Every fresh Donald Trump-adjacent horror brings with it a strangely vivid new cast of hacks and hangers-on, the low-level bad guys who bumble through misdeeds on behalf of eviler and more powerful forces while remaining far enough from the levers of power to retain some of their rough edges. There was Rob Goldstone, the “CUNTY” music publicist with a taste for funny hats who helped orchestrate Don Jr.’s Russian meeting in Trump Tower; Sam Nunberg, the ousted early campaign staffer who’s now most famous for blabbering through a series of TV interviews about his own plans to ignore a federal subpoena, possibly while drunk; Jay Sekulow, the presidential attorney who spends his weekends playing in a crappy classic rock band with the onetime lead singer of Kansas, and so on.

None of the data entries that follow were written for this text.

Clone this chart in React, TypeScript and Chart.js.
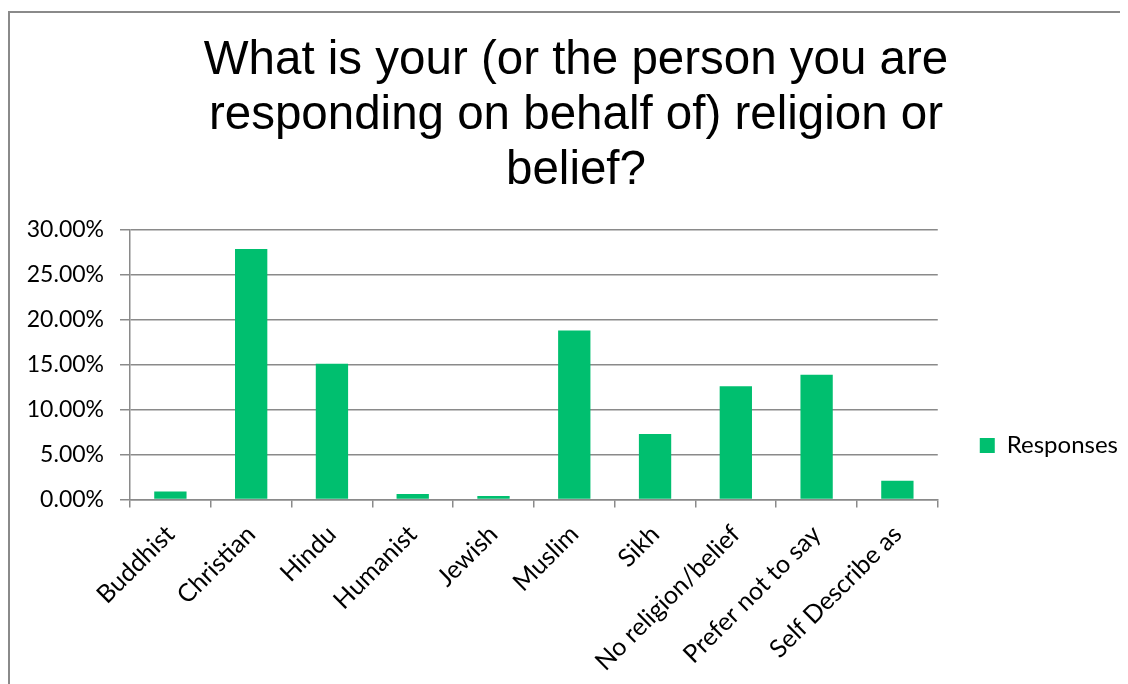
import React, { useEffect, useRef } from "react";
import { Chart, registerables } from "chart.js";

Chart.register(...registerables);

const categories: string[] = [
  "Buddhist",
  "Christian",
  "Hindu",
  "Humanist",
  "Jewish",
  "Muslim",
  "Sikh",
  "No religion/belief",
  "Prefer not to say",
  "Self Describe as",
];

const responses: number[] = [0.009, 0.279, 0.151, 0.006, 0.004, 0.188, 0.073, 0.126, 0.139, 0.021];

const titleLines: string[] = [
  "What is your (or the person you are",
  "responding on behalf of) religion or",
  "belief?",
];

const seriesName = "Responses";
const yMin = 0;
const yMax = 0.3;
const yStep = 0.05;

export default function App() {
  const canvasRef = useRef<HTMLCanvasElement | null>(null);

  useEffect(() => {
    document.body.style.overflow = "hidden";
    const canvas = canvasRef.current;
    if (!canvas) return;
    const grey = "#8a8a8a";
    const chart = new Chart(canvas, {
      type: "bar",
      data: {
        labels: categories,
        datasets: [
          {
            label: seriesName,
            data: responses,
            backgroundColor: "#00BF6F",
            borderWidth: 0,
            barPercentage: 0.4,
            categoryPercentage: 1,
          },
        ],
      },
      options: {
        animation: false,
        responsive: true,
        maintainAspectRatio: false,
        layout: { padding: { left: 14, right: 0, top: 0, bottom: 0 } },
        font: { family: "Lato" },
        plugins: {
          title: {
            display: true,
            text: titleLines,
            color: "#000000",
            font: { family: "'Liberation Sans', Arial, sans-serif", size: 47.5, weight: "normal", lineHeight: 1.158 },
            padding: { top: 20, bottom: 32 },
          },
          legend: {
            display: true,
            position: "right",
            align: "end",
            fullSize: false,
            labels: {
              boxWidth: 15,
              boxHeight: 15,
              padding: 42,
              color: "#000000",
              font: { family: "Lato", size: 24 },
            },
          },
          tooltip: { enabled: false },
        },
        scales: {
          x: {
            offset: true,
            afterFit: (scale: any) => {
              scale.height = 184.5;
            },
            grid: {
              offset: true,
              drawOnChartArea: false,
              drawTicks: true,
              tickLength: 8,
              color: grey,
              lineWidth: 1.5,
            },
            border: { display: true, color: grey, width: 1.5 },
            ticks: {
              autoSkip: false,
              minRotation: 45,
              maxRotation: 45,
              padding: 12,
              color: "#000000",
              font: { family: "Lato", size: 25 },
            },
          },
          y: {
            min: yMin,
            max: yMax,
            afterFit: (scale: any) => {
              scale.width = 106;
            },
            grid: {
              drawTicks: true,
              tickLength: 10,
              color: grey,
              lineWidth: 1.5,
            },
            border: { display: true, color: grey, width: 1.5 },
            ticks: {
              stepSize: yStep,
              padding: 16,
              color: "#000000",
              font: { family: "Lato", size: 23 },
              callback: (v: any) => (Number(v) * 100).toFixed(2) + "%",
            },
          },
        },
      },
    });
    return () => chart.destroy();
  }, []);

  return (
    <div
      style={{
        marginTop: 3,
        width: 1120,
        height: 673,
        boxSizing: "border-box",
        borderLeft: "2px solid #8a8a8a",
        borderTop: "2px solid #8a8a8a",
        background: "#ffffff",
      }}
    >
      <div style={{ position: "relative", width: 1118, height: 671 }}>
        <canvas ref={canvasRef} />
      </div>
    </div>
  );
}
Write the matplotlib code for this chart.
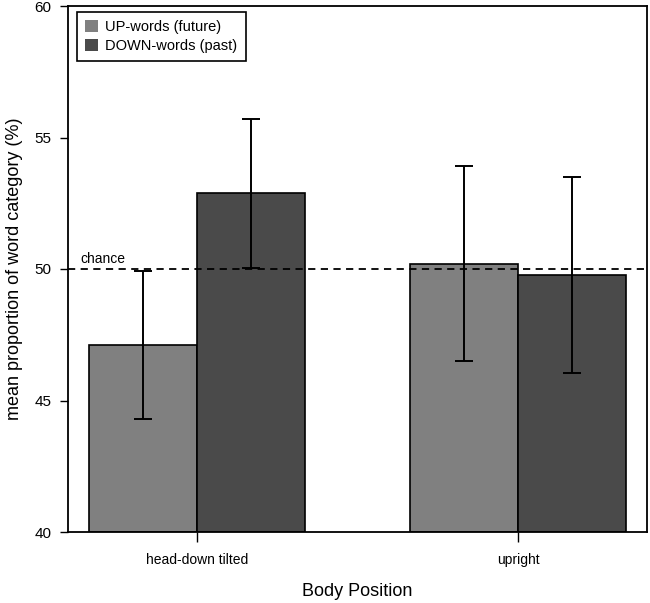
import matplotlib
matplotlib.use("Agg")
import matplotlib.pyplot as plt
import numpy as np

plt.rcParams['font.family'] = ['Liberation Sans', 'DejaVu Sans']

positions = ["head-down tilted", "upright"]
series_names = ["UP-words (future)", "DOWN-words (past)"]
up_means = [47.1, 50.2]
up_err = [2.81, 3.71]
down_means = [52.88, 49.77]
down_err = [2.83, 3.71]
colors = ["#808080", "#4a4a4a"]
chance = 50
yticks = [40, 45, 50, 55, 60]

fig = plt.figure(figsize=(6.5, 6.03), dpi=100)
ax = fig.add_axes([68/650, 1-532/603, (647-68)/650, (532-6)/603])

x = np.arange(len(positions))
w = 0.336
base = 40
for i, (means, errs, col, name) in enumerate(zip([up_means, down_means], [up_err, down_err], colors, series_names)):
    xs = x - w/2 + i*w
    heights = [m - base for m in means]
    ax.bar(xs, heights, width=w, bottom=base, color=col, edgecolor='black', linewidth=1.2, label=name, zorder=2)
    ax.errorbar(xs, means, yerr=errs, fmt='none', ecolor='black', elinewidth=1.4, capsize=6.5, capthick=1.4, zorder=4)

ax.axhline(chance, color='black', linestyle=(0, (4, 3)), linewidth=1.3, zorder=3)
ax.text(-0.365, chance + 0.12, "chance", fontsize=10, ha='left', va='bottom')

ax.set_xlim(-0.402, 1.402)
ax.set_ylim(40, 60)
ax.set_yticks(yticks)
ax.set_xticks(x)
ax.set_xticklabels(positions, fontsize=10)
ax.tick_params(axis='y', labelsize=11, length=6, width=1, pad=6)
ax.tick_params(axis='x', length=7, width=1, pad=8)
for s in ax.spines.values():
    s.set_linewidth(1.3)
ax.set_ylabel("mean proportion of word category (%)", fontsize=13, labelpad=8)
ax.set_xlabel("Body Position", fontsize=13, labelpad=12)

leg = ax.legend(loc='upper left', fontsize=10.5, fancybox=False, edgecolor='black',
                framealpha=1, handlelength=0.9, handleheight=0.9, handletextpad=0.5,
                borderpad=0.55, labelspacing=0.35, borderaxespad=0,
                bbox_to_anchor=(0.0155, 0.9886))
leg.get_frame().set_linewidth(1.2)
for h in leg.legend_handles:
    h.set_edgecolor('none')

fig.savefig("out.png", dpi=100)
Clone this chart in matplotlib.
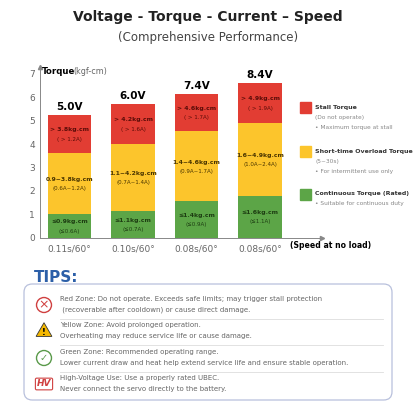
import matplotlib
matplotlib.use("Agg")
import matplotlib.pyplot as plt
from matplotlib.patches import FancyBboxPatch, Rectangle, Circle, RegularPolygon

voltages = ["5.0V", "6.0V", "7.4V", "8.4V"]
speeds = ["0.11s/60°", "0.10s/60°", "0.08s/60°", "0.08s/60°"]
green_top = [1.0, 1.15, 1.55, 1.8]
yellow_top = [3.6, 4.0, 4.55, 4.9]
red_top = [5.25, 5.7, 6.15, 6.6]
green_txt = [("≤0.9kg.cm", "(≤0.6A)"), ("≤1.1kg.cm", "(≤0.7A)"),
             ("≤1.4kg.cm", "(≤0.9A)"), ("≤1.6kg.cm", "(≤1.1A)")]
yellow_txt = [("0.9~3.8kg.cm", "(0.6A~1.2A)"), ("1.1~4.2kg.cm", "(0.7A~1.4A)"),
              ("1.4~4.6kg.cm", "(0.9A~1.7A)"), ("1.6~4.9kg.cm", "(1.0A~2.4A)")]
red_txt = [("> 3.8kg.cm", "( > 1.2A)"), ("> 4.2kg.cm", "( > 1.6A)"),
           ("> 4.6kg.cm", "( > 1.7A)"), ("> 4.9kg.cm", "( > 1.9A)")]
tips = [("Red Zone: Do not operate. Exceeds safe limits; may trigger stall protection",
         " (recoverable after cooldown) or cause direct damage."),
        ("Yellow Zone: Avoid prolonged operation.",
         "Overheating may reduce service life or cause damage."),
        ("Green Zone: Recommended operating range.",
         "Lower current draw and heat help extend service life and ensure stable operation."),
        ("High-Voltage Use: Use a properly rated UBEC.",
         "Never connect the servo directly to the battery.")]

RED, YEL, GRN = "#e23d33", "#fcc52c", "#5ca547"
GREY = "#666666"

fig = plt.figure(figsize=(4.16, 4.16), dpi=100)
fig.text(0.5, 0.95, "Voltage - Torque - Current – Speed", ha="center", fontsize=10, weight="bold", color="#222222")
fig.text(0.5, 0.902, "(Comprehensive Performance)", ha="center", fontsize=8.5, color="#444444")

ax = fig.add_axes([40 / 416, 0.4286, 282 / 416, 0.411])
ax.set_xlim(-0.465, 3.976)
ax.set_ylim(0, 7.3)
x = range(4)
w = 0.68
ax.bar(x, green_top, width=w, color=GRN)
ax.bar(x, [y - g for y, g in zip(yellow_top, green_top)], bottom=green_top, width=w, color=YEL)
ax.bar(x, [r - y for r, y in zip(red_top, yellow_top)], bottom=yellow_top, width=w, color=RED)
for i in x:
    ax.text(i, red_top[i] + 0.12, voltages[i], ha="center", va="bottom", fontsize=7.5, weight="bold")
    for lo, hi, (a, b), col in [(0, green_top[i], green_txt[i], "#1d3d12"),
                                (green_top[i], yellow_top[i], yellow_txt[i], "#4a3500"),
                                (yellow_top[i], red_top[i], red_txt[i], "#5a0c08")]:
        m = (lo + hi) / 2
        ax.text(i, m + 0.18, a, ha="center", va="center", fontsize=4.4, weight="bold", color=col)
        ax.text(i, m - 0.22, b, ha="center", va="center", fontsize=4.0, color=col)
    ax.text(i, -0.3, speeds[i], ha="center", va="top", fontsize=6.5, color=GREY)
ax.set_yticks(range(8))
ax.tick_params(axis="y", length=0, labelsize=6.5, labelcolor=GREY)
ax.set_xticks([])
for s in ["top", "right"]:
    ax.spines[s].set_visible(False)
for s in ["left", "bottom"]:
    ax.spines[s].set_color("#888888")
    ax.spines[s].set_linewidth(0.7)
ax.plot(1, 0, ">", transform=ax.transAxes, clip_on=False, color="#888888", ms=3)
ax.plot(0, 1, "^", transform=ax.transAxes, clip_on=False, color="#888888", ms=3)
fig.text(42 / 416, 1 - 71 / 416, "Torque", fontsize=6.2, weight="bold", va="center")
fig.text(73 / 416, 1 - 71 / 416, "(kgf-cm)", fontsize=5.8, color=GREY, va="center")
fig.text(290 / 416, 1 - 246 / 416, "(Speed at no load)", fontsize=5.6, weight="bold", va="center")

# legend
leg = [(RED, 107, "Stall Torque", ["(Do not operate)", "• Maximum torque at stall"]),
       (YEL, 151, "Short-time Overload Torque", ["(5~30s)", "• For intermittent use only"]),
       (GRN, 194, "Continuous Torque (Rated)", ["• Suitable for continuous duty"])]
for col, py, title, subs in leg:
    fig.patches.append(Rectangle((300 / 416, 1 - (py + 6) / 416), 11 / 416, 11 / 416,
                                 transform=fig.transFigure, color=col))
    fig.text(315 / 416, 1 - py / 416, title, fontsize=4.5, weight="bold", color="#333333", va="center")
    for k, s in enumerate(subs):
        fig.text(315 / 416, 1 - (py + 10 + 11 * k) / 416, s, fontsize=4.2, color="#888888", va="center")

# tips
fig.text(34 / 416, 1 - 277 / 416, "TIPS:", fontsize=11, weight="bold", color="#2c5fa8", va="center")
fig.patches.append(FancyBboxPatch((24 / 416, 1 - 400 / 416), 368 / 416, 116 / 416,
                                  boxstyle="round,pad=0,rounding_size=0.02", transform=fig.transFigure,
                                  fc="white", ec="#b8c0dc", lw=0.9))
rows_y = [305, 331, 358, 384]
for k, (l1, l2) in enumerate(tips):
    yc = 1 - rows_y[k] / 416
    fig.text(60 / 416, yc + 0.014, l1, fontsize=5, color=GREY, va="center")
    fig.text(60 / 416, yc - 0.012, l2, fontsize=5, color=GREY, va="center")
    if k < 3:
        fig.add_artist(plt.Line2D([60 / 416, 383 / 416], [yc - 0.034, yc - 0.034], color="#dddddd", lw=0.6))
ix = 44 / 416
y0 = 1 - rows_y[0] / 416
fig.patches.append(Circle((ix, y0), 0.018, transform=fig.transFigure, fc="none", ec="#d04040", lw=1))
fig.text(ix, y0, "×", ha="center", va="center", fontsize=9, color="#d04040")
y1 = 1 - rows_y[1] / 416
fig.patches.append(RegularPolygon((ix, y1 - 0.002), 3, radius=0.022, transform=fig.transFigure,
                                  fc="#f5b800", ec="#333333", lw=0.6))
fig.text(ix, y1 - 0.004, "!", ha="center", va="center", fontsize=6, weight="bold")
y2 = 1 - rows_y[2] / 416
fig.patches.append(Circle((ix, y2), 0.018, transform=fig.transFigure, fc="none", ec="#5a9a4a", lw=1))
fig.text(ix, y2, "✓", ha="center", va="center", fontsize=7, color="#5a9a4a")
y3 = 1 - rows_y[3] / 416
fig.text(ix, y3, "HV", ha="center", va="center", fontsize=6.5, weight="bold", style="italic", color="#d04040",
         bbox=dict(boxstyle="round,pad=0.15", fc="white", ec="#d04040", lw=0.8))

fig.savefig("out.png", dpi=100)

The latest scandal concerns Cambridge Analytica, a data firm funded by the right-wing billionaire Robert Mercer that once included Steve Bannon on its board and was contracted by the Trump campaign to provide so-called “psychographic” models of the American electorate that would help guide the campaign’s digital operations. The most immediately gripping character in the Cambridge Analytica saga is Christopher Wylie, a 28-year-old savant who helped create Cambridge’s software but became disillusioned with its mission, later leaking documents to reporters showing that the company had improperly gathered its data from the profiles of 50 million Facebook users, the vast majority of which had not consented to making their information available. Wylie has pink hair and wears camo and futuristic sneakers, coming off a bit like the slick hacker antihero of a William Gibson novel—the “data nerd who came in from the cold,” as the Guardian memorably put it in a story about Wylie from Sunday. Wylie could not provide definitive proof that Trump’s team actually used Cambridge’s Facebook data, because he left the company before it joined the campaign; but, he said in a Today show interview, “What I do know was that this is the foundation of Cambridge Analytica—Cambridge Analytica was founded on misappropriated data.”

But Wylie is not the only Cambridge player who could have been pulled from the pages of dystopian sci-fi. Take, for instance, Aleksandr Kogan, a Russian-American academic in Cambridge University’s neuroscience department who actually collected the Facebook data on Cambridge Analytica’s behalf. (Bannon apparently chose the company’s name after it hired academics from the university to work there.) According to the Guardian and New York Times, under the auspices of academic research, Kogan created a personality quiz Facebook app that collected detailed private information about the people who took the quiz and their Facebook friends. Kogan then allegedly passed the information to Cambridge Analytica, violating the terms of his agreement with Facebook that it would be used only for his academic work. Making matters even shadier, Kogan’s scheme was apparently not even original: the Times and Guardian both reported that Kogan essentially copied the research methods of colleagues at the university’s Psychometrics Centre, who had declined to work with Cambridge Analytica when the company approached them.

Kogan is pretty low in the pecking order compared to Mercer, Bannon, or even Alexander Nix, Cambridge’s chief executive. But he does deserve notice as the guy who actually made their nefarious plan a reality. Also, the Guardian notes that Kogan has a post at St. Petersburg University in addition to his job at Cambridge University, where he has received grants from the Russian government to research social networks. This revelation, along with some others—an advisory role to Cambridge occupied by Michael Flynn, who resigned as Trump’s national security advisor after lying about his contact with Russian officials; a pitch in Wylie’s leaked documents from Cambridge to Lukoil, a Russian oil producer with strong ties to the government there—make it easy to wonder whether the company is a link in the story of alleged Trump-Russia collusion.

Finally, there’s the business of Kogan’s name, which really seals his status as this story’s most bizarrely compelling lackey. He once legally changed it “to Dr Spectre, but has subsequently changed it back to Dr Kogan,” according to an eye-catching aside in the Guardian story. (The decision was apparently prompted somehow by Kogan’s marriage, though Spectre was not his wife’s maiden name, either. “We chose Spectre as a derivative of Spectrum,” he once wrote on Facebook.) With a name as ominous as Dr. Aleksandr Spectre, it’s almost as though his role as the executor of a plot to secretly harvest information about tens of millions of individuals in order to elect a vicious demagogue was destined in advance. The fact that he chose it for himself makes it even more cartoonishly evil. As in the case of Lousie Linton stroking giant sheets of dollar bills with black leather opera gloves, or Roger Stone dressing like the Penguin in Batman Returns, it’s like these people really relish playing the role of villain.